Lawyers for the government of Congo had filed suit against Apple earlier that year in France and Belgium. (The French case was later dismissed.) “Apple has sold technology,” they wrote, “made with minerals sourced from a region whose population is being devastated by grave violations of human rights.”
It was not just left-wing activists who were critical. The company had based its supply chain in China, which enraged human rights advocates and hawks alike. The former argued that pollution and abusive labor standards were tolerated by Chinese companies; the latter said that Apple was farming out its supply chain to the U.S.’s chief adversary.
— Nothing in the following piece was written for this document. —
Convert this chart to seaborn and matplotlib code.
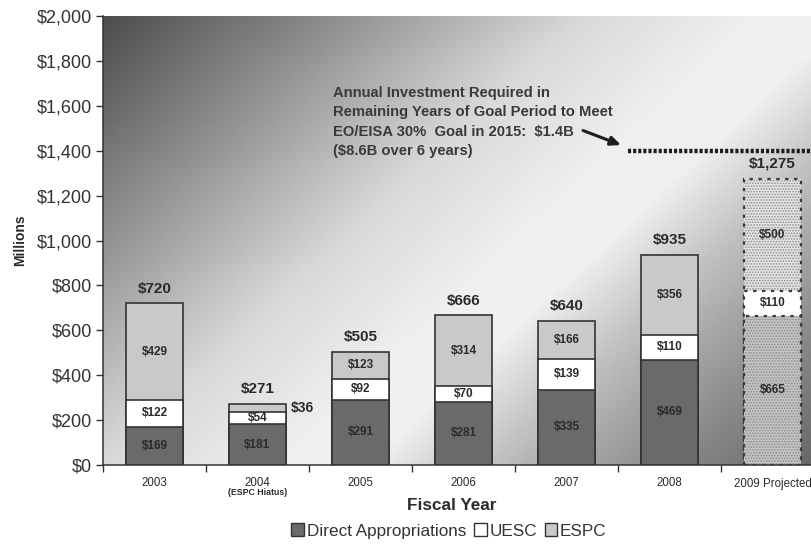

Apple’s representatives had long insisted that its batteries were produced virtuously. The company, after all, audited its supply chain to make sure that minerals connected to human-rights abuses did not wind up in its devices. It was true, moreover, that there were many different kinds of lithium-ion batteries, some with more negative externalities than others. And Apple insisted that its cobalt—a metal whose supply chain was one of the dirtiest among all those that went into making the phone—was recycled. A press release touted how much was reused: 100 percent of the cobalt in the iPhone 16 battery and 95 percent of the lithium.